How the AP English Language Exam Is Structured
Section I: 45 multiple-choice questions in 60 minutes, worth 45% of your score. Every MCQ passage is non-fiction prose — speeches, essays, journalism, memoirs. Section II: 3 free-response essays in 135 minutes, worth 55% of your score. You choose how to allocate your time across the three essays, though College Board suggests roughly 40 minutes each.
The 3 FRQ Types
- Synthesis Essay: You're given 6–7 sources (texts, charts, images) on a contemporary issue and asked to write an argument using at least 3 sources as evidence. The sources include perspectives that agree and disagree — using a source that complicates your argument strengthens your score. You have about 15 minutes to read the sources before writing.
- Rhetorical Analysis Essay: You're given a non-fiction passage and asked to analyze how the author uses rhetorical choices to achieve their purpose. You must identify specific strategies, explain how they work, and connect them to the overall argument — not just list devices.
- Argument Essay: You're given a claim or prompt and asked to defend, challenge, or qualify it with evidence from your own reading, experience, or observation. There are no provided sources — this tests your ability to construct original arguments.
Key Skills College Board Tests
Rhetorical analysis is the central skill of AP Lang. To analyze rhetoric effectively, consider SOAPS (Subject, Occasion, Audience, Purpose, Speaker) and HAPP (Historical context, Audience, Purpose, Point of view). Both frameworks help you understand why a writer made specific choices. Every answer — on MCQs and FRQs — should connect a rhetorical choice to its effect on the audience or argument.
What College Board Means by "Rhetorical Choices"
College Board uses "rhetorical choices" as an umbrella term for any deliberate decision a writer makes. This includes:
- Diction: Word choice — formal vs. informal, connotation, technical vocabulary, repetition of key terms.
- Syntax: Sentence structure — short declarative sentences for impact, long periodic sentences for building complexity, parallelism for emphasis.
- Imagery and figurative language: Metaphor, simile, personification — but only when you can explain what effect they create.
- Tone: The writer's attitude toward the subject, conveyed through diction and syntax together.
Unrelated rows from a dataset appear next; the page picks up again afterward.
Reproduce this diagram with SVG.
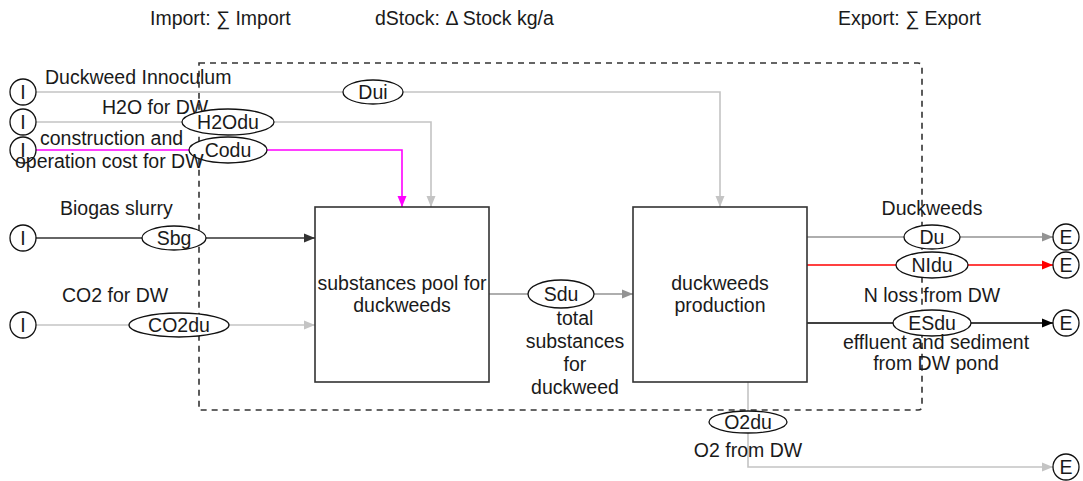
<svg xmlns="http://www.w3.org/2000/svg" width="1083" height="481" viewBox="0 0 1083 481">
<style>
text{font-family:"Liberation Sans",Arial,sans-serif;font-size:19.5px;fill:#1a1a1a}
.c{text-anchor:middle}
.io{fill:#fff;stroke:#111;stroke-width:1.3}
.ell{fill:#fff;stroke:#111;stroke-width:1.3}
.box{fill:#fff;stroke:#333;stroke-width:1.6}
.ln{fill:none;stroke-width:1.6}
.lg{stroke:#c4c4c4}
.mg{stroke:#939393}
.dk{stroke:#333}
.bk{stroke:#000}
.rd{stroke:#ff0000}
.mag{stroke:#ff00ff}
</style>
<defs>
<marker id="aLg" markerUnits="userSpaceOnUse" markerWidth="12" markerHeight="10" refX="11" refY="5" orient="auto"><path d="M0,0.5 L11,5 L0,9.5 z" fill="#c4c4c4"/></marker>
<marker id="aMg" markerUnits="userSpaceOnUse" markerWidth="12" markerHeight="10" refX="11" refY="5" orient="auto"><path d="M0,0.5 L11,5 L0,9.5 z" fill="#939393"/></marker>
<marker id="aDk" markerUnits="userSpaceOnUse" markerWidth="12" markerHeight="10" refX="11" refY="5" orient="auto"><path d="M0,0.5 L11,5 L0,9.5 z" fill="#333"/></marker>
<marker id="aBk" markerUnits="userSpaceOnUse" markerWidth="12" markerHeight="10" refX="11" refY="5" orient="auto"><path d="M0,0.5 L11,5 L0,9.5 z" fill="#000"/></marker>
<marker id="aRd" markerUnits="userSpaceOnUse" markerWidth="12" markerHeight="10" refX="11" refY="5" orient="auto"><path d="M0,0.5 L11,5 L0,9.5 z" fill="#ff0000"/></marker>
<marker id="aMag" markerUnits="userSpaceOnUse" markerWidth="12" markerHeight="10" refX="11" refY="5" orient="auto"><path d="M0,0.5 L11,5 L0,9.5 z" fill="#ff00ff"/></marker>
</defs>
<rect width="1083" height="481" fill="#fff"/>

<g id="header">
<text x="150" y="25">Import: ∑ Import</text>
<text x="375" y="25">dStock: Δ Stock kg/a</text>
<text x="838" y="25">Export: ∑ Export</text>
</g>

<g id="boundary">
<path d="M199,63 H918 Q922,63 922,67 V406 Q922,410 918,410 H199 Z" fill="none" stroke="#333" stroke-width="1.6" stroke-dasharray="6 5"/>
</g>

<g id="connectors">
<path class="ln lg" d="M36,92 H720 V207" marker-end="url(#aLg)"/>
<path class="ln lg" d="M36,122 H431 V207" marker-end="url(#aLg)"/>
<path class="ln mag" d="M36,150 H402 V207" marker-end="url(#aMag)"/>
<path class="ln dk" d="M36,238 H315" marker-end="url(#aDk)"/>
<path class="ln lg" d="M36,325 H315" marker-end="url(#aLg)"/>
<path class="ln mg" d="M489,294 H633" marker-end="url(#aMg)"/>
<path class="ln mg" d="M807,237 H1053" marker-end="url(#aMg)"/>
<path class="ln rd" d="M807,265 H1053" marker-end="url(#aRd)"/>
<path class="ln bk" d="M807,323 H1053" marker-end="url(#aBk)"/>
<path class="ln lg" d="M748,381 V467 H1053" marker-end="url(#aLg)"/>
</g>

<g id="import1"><circle class="io" cx="23" cy="92" r="13"/><text class="c" x="23" y="99">I</text></g>
<g id="import2"><circle class="io" cx="23" cy="122" r="13"/><text class="c" x="23" y="129">I</text></g>
<g id="import3"><circle class="io" cx="23" cy="150" r="13"/><text class="c" x="23" y="157">I</text></g>
<g id="import4"><circle class="io" cx="23" cy="238" r="13"/><text class="c" x="23" y="245">I</text></g>
<g id="import5"><circle class="io" cx="23" cy="325" r="13"/><text class="c" x="23" y="332">I</text></g>

<g id="export1"><circle class="io" cx="1066" cy="237" r="13"/><text class="c" x="1066" y="244">E</text></g>
<g id="export2"><circle class="io" cx="1066" cy="265" r="13"/><text class="c" x="1066" y="272">E</text></g>
<g id="export3"><circle class="io" cx="1066" cy="323" r="13"/><text class="c" x="1066" y="330">E</text></g>
<g id="export4"><circle class="io" cx="1066" cy="467" r="13"/><text class="c" x="1066" y="474">E</text></g>

<g id="pool">
<rect class="box" x="315" y="207" width="174" height="175"/>
<text class="c" x="402" y="290">substances pool for</text>
<text class="c" x="402" y="312">duckweeds</text>
</g>
<g id="production">
<rect class="box" x="633" y="207" width="174" height="175"/>
<text class="c" x="720" y="290">duckweeds</text>
<text class="c" x="720" y="312">production</text>
</g>

<g id="flow-Dui">
<text x="45" y="84">Duckweed Innoculum</text>
<ellipse class="ell" cx="373" cy="92" rx="30" ry="12"/><text class="c" x="373" y="99">Dui</text>
</g>
<g id="flow-H2Odu">
<text x="102" y="114">H2O for DW</text>
<ellipse class="ell" cx="228" cy="122" rx="46" ry="13"/><text class="c" x="228" y="129">H2Odu</text>
</g>
<g id="flow-Codu">
<ellipse class="ell" cx="228" cy="150" rx="39" ry="13"/><text class="c" x="228" y="157">Codu</text>
<text x="40" y="145">construction and</text>
<text x="15" y="168">operation cost for DW</text>
</g>
<g id="flow-Sbg">
<text x="60" y="215">Biogas slurry</text>
<ellipse class="ell" cx="174" cy="238" rx="32" ry="12"/><text class="c" x="174" y="245">Sbg</text>
</g>
<g id="flow-CO2du">
<text x="62" y="302">CO2 for DW</text>
<ellipse class="ell" cx="179" cy="325" rx="50" ry="12"/><text class="c" x="179" y="332">CO2du</text>
</g>
<g id="flow-Sdu">
<ellipse class="ell" cx="561" cy="294" rx="33" ry="14"/><text class="c" x="561" y="301">Sdu</text>
<text class="c" x="575" y="325">total</text>
<text class="c" x="575" y="348">substances</text>
<text class="c" x="575" y="371">for</text>
<text class="c" x="575" y="394">duckweed</text>
</g>
<g id="flow-Du">
<text class="c" x="932" y="215">Duckweeds</text>
<ellipse class="ell" cx="932" cy="237" rx="28" ry="12"/><text class="c" x="932" y="244">Du</text>
</g>
<g id="flow-NIdu">
<ellipse class="ell" cx="932" cy="265" rx="36" ry="13"/><text class="c" x="932" y="272">NIdu</text>
<text class="c" x="932" y="302">N loss from DW</text>
</g>
<g id="flow-ESdu">
<ellipse class="ell" cx="932" cy="323" rx="39" ry="13"/><text class="c" x="932" y="330">ESdu</text>
<text class="c" x="936" y="349">effluent and sediment</text>
<text class="c" x="936" y="370">from DW pond</text>
</g>
<g id="flow-O2du">
<ellipse class="ell" cx="748" cy="422" rx="39" ry="11"/><text class="c" x="748" y="429">O2du</text>
<text class="c" x="748" y="457">O2 from DW</text>
</g>
</svg>
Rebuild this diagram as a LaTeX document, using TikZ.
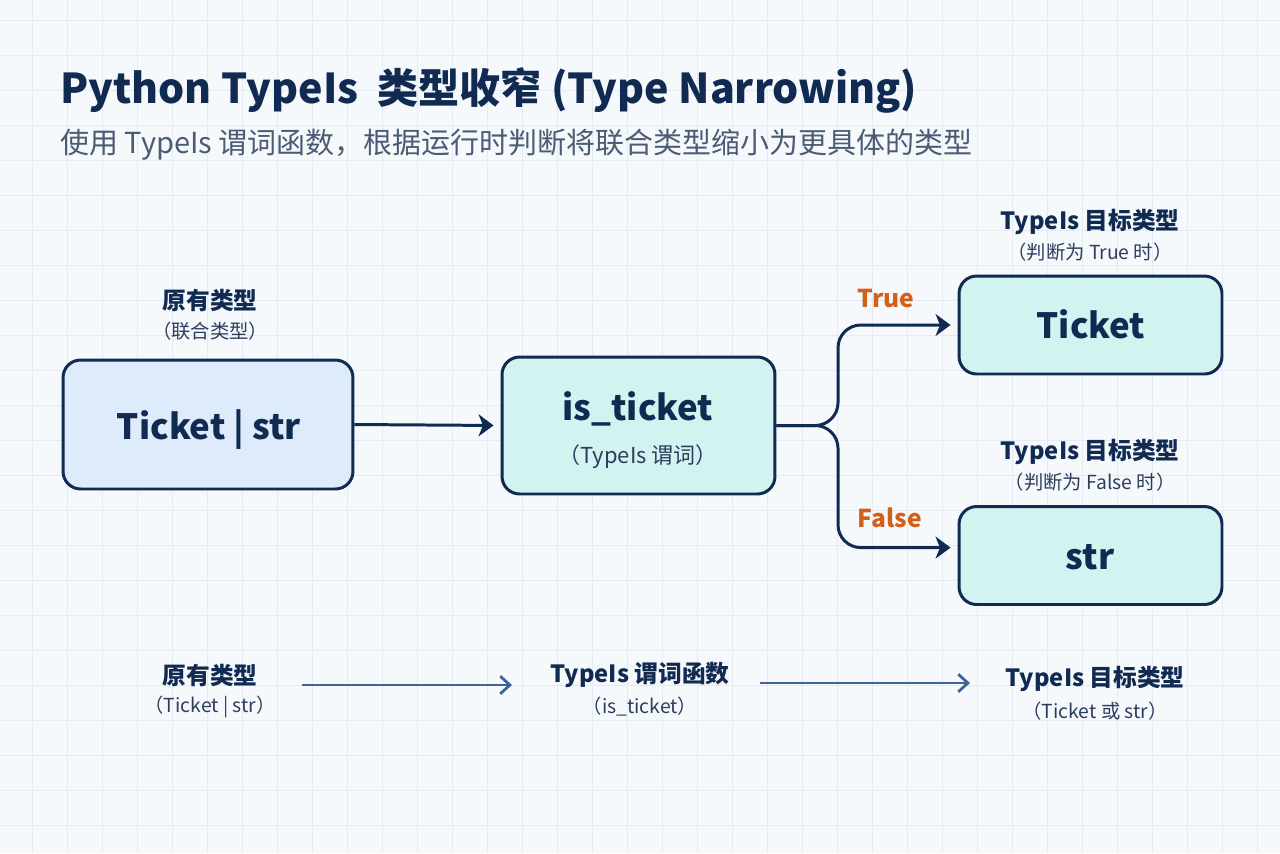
\documentclass[tikz,border=0pt]{standalone}
\usepackage{fontspec}
\setmainfont{Noto Sans CJK SC}
\usetikzlibrary{arrows.meta}
\definecolor{navy}{HTML}{102A52}
\definecolor{subgray}{HTML}{4B5B74}
\definecolor{notegray}{HTML}{2C3E5E}
\definecolor{bluefill}{HTML}{DDEBFB}
\definecolor{cyanfill}{HTML}{D3F3F1}
\definecolor{orangetxt}{HTML}{D2601A}
\definecolor{flowblue}{HTML}{42639A}
\definecolor{bgcol}{HTML}{F6F9FC}
\definecolor{gridcol}{HTML}{E4EBF4}

\begin{document}
\begin{tikzpicture}[x=0.02cm,y=-0.02cm]
        \tikzset{box/.style={draw=navy,line width=1.7pt,rounded corners=10pt,inner sep=0pt},
            typebox/.style={box,fill=bluefill,minimum width=5.8cm,minimum height=2.58cm},
            predbox/.style={box,fill=cyanfill,minimum width=5.46cm,minimum height=2.74cm},
            targetbox/.style={box,fill=cyanfill,minimum width=5.26cm,minimum height=1.96cm},
            boxtext/.style={text=navy,font=\fontsize{19.8}{24}\selectfont\bfseries,inner sep=0pt},
            head/.style={text=navy,font=\fontsize{13.5}{16}\selectfont\bfseries,inner sep=0pt},
            note/.style={text=notegray,font=\fontsize{11}{13}\selectfont,inner sep=0pt},
            branch/.style={text=orangetxt,font=\fontsize{14}{16}\selectfont\bfseries,inner sep=0pt},
            flow/.style={draw=navy,line width=1.7pt,-{Stealth[length=8.5pt,width=12.5pt,inset=2.5pt]}},
            thinflow/.style={draw=flowblue,line width=1.6pt,-{Straight Barb[length=5.5pt,width=10pt,line width=1.6pt]}},
            gridline/.style={draw=gridcol,line width=0.4pt}}

        % background and grid
        \fill[bgcol] (0,0) rectangle (1280,853);
        \useasboundingbox (0,0) rectangle (1280,853);
        \foreach \gx in {32,67,...,1280}
            \draw[gridline] (\gx,0) -- (\gx,853);
        \foreach \gy in {20,55,...,853}
            \draw[gridline] (0,\gy) -- (1280,\gy);

        % title
        \node[anchor=base west,inner sep=0pt,text=navy,font=\fontsize{23.4}{28}\selectfont\bfseries]
            (title) at (60,103) {Python TypeIs\ \ 类型收窄 (Type Narrowing)};
        \node[anchor=west,inner sep=0pt,text=subgray,font=\fontsize{16.5}{20}\selectfont]
            (subtitle) at (60,145) {使用 TypeIs 谓词函数，根据运行时判断将联合类型缩小为更具体的类型};

        % boxes
        \node[typebox] (union) at (208,424.5) {};
        \node[predbox] (pred) at (638.5,425.5) {};
        \node[targetbox] (yes) at (1090.5,325) {};
        \node[targetbox] (no) at (1090.5,555.5) {};

        \node[boxtext,anchor=base] (uniontxt) at (209,439) {Ticket | str};
        \node[boxtext,anchor=base] (predtxt) at (638,420) {is\_ticket};
        \node[note,anchor=base,font=\fontsize{12.5}{14}\selectfont] (prednote) at (638,463) {（TypeIs 谓词）};
        \node[boxtext,anchor=base] (yestxt) at (1091,338) {Ticket};
        \node[boxtext,anchor=base] (notxt) at (1090,569) {str};

        % labels above the boxes
        \node[head] (unionhead) at (210,300) {原有类型};
        \node[note] (unionnote) at (210,331) {（联合类型）};
        \node[head] (yeshead) at (1090,222) {TypeIs 目标类型};
        \node[note] (yesnote) at (1090,252) {（判断为 True 时）};
        \node[head] (nohead) at (1090,452) {TypeIs 目标类型};
        \node[note] (nonote) at (1090,482) {（判断为 False 时）};
        \node[branch] (truelbl) at (886,298) {True};
        \node[branch] (falselbl) at (890,518) {False};

        % connectors
        \coordinate (split) at (838,425);
        \draw[flow,shorten >=4pt] (union.east) -- (pred.west);
        \draw[flow,rounded corners=13pt,shorten >=4pt] (pred.east) -- (pred.east -| split) |- (yes.west);
        \draw[flow,rounded corners=13pt,shorten >=4pt] (pred.east) -- (pred.east -| split) |- ([yshift=4.5pt]no.west);

        % summary row
        \node[head] (srchead) at (210,675) {原有类型};
        \node[note] (srcnote) at (210,707) {（Ticket | str）};
        \node[head] (fnhead) at (640,675) {TypeIs 谓词函数};
        \node[note] (fnnote) at (640,707) {（is\_ticket）};
        \node[head] (dsthead) at (1095,679) {TypeIs 目标类型};
        \node[note] (dstnote) at (1095,711) {（Ticket 或 str）};
        \coordinate (s1) at (302,685);
        \coordinate (e1) at (512,685);
        \coordinate (s2) at (760,683);
        \coordinate (e2) at (970,683);
        \draw[thinflow] (s1) -- (e1);
        \draw[thinflow] (s2) -- (e2);
\end{tikzpicture}
\end{document}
- Appeals — ethos, pathos, logos: Credibility-building, emotional engagement, and logical reasoning. Every argument uses all three in some proportion.
The Most Important Concept: Evidence + Analysis, Not Identification
The single most common AP Lang mistake is identifying a device without analyzing its effect. Writing "the author uses alliteration" earns zero points on a rubric. Writing "the author's alliteration ('bold, bright, burning') creates a sense of urgency that mirrors the crisis she describes, pressing the audience to act" earns full commentary credit. Every piece of evidence needs an explanation of how it functions within the argument.
AP Score Distribution
Approximately 12% of AP English Language students score a 5. About 19% score a 4. The exam is taken by over 500,000 students annually, making it one of the largest AP exams — and one where strong writing skills set you apart quickly.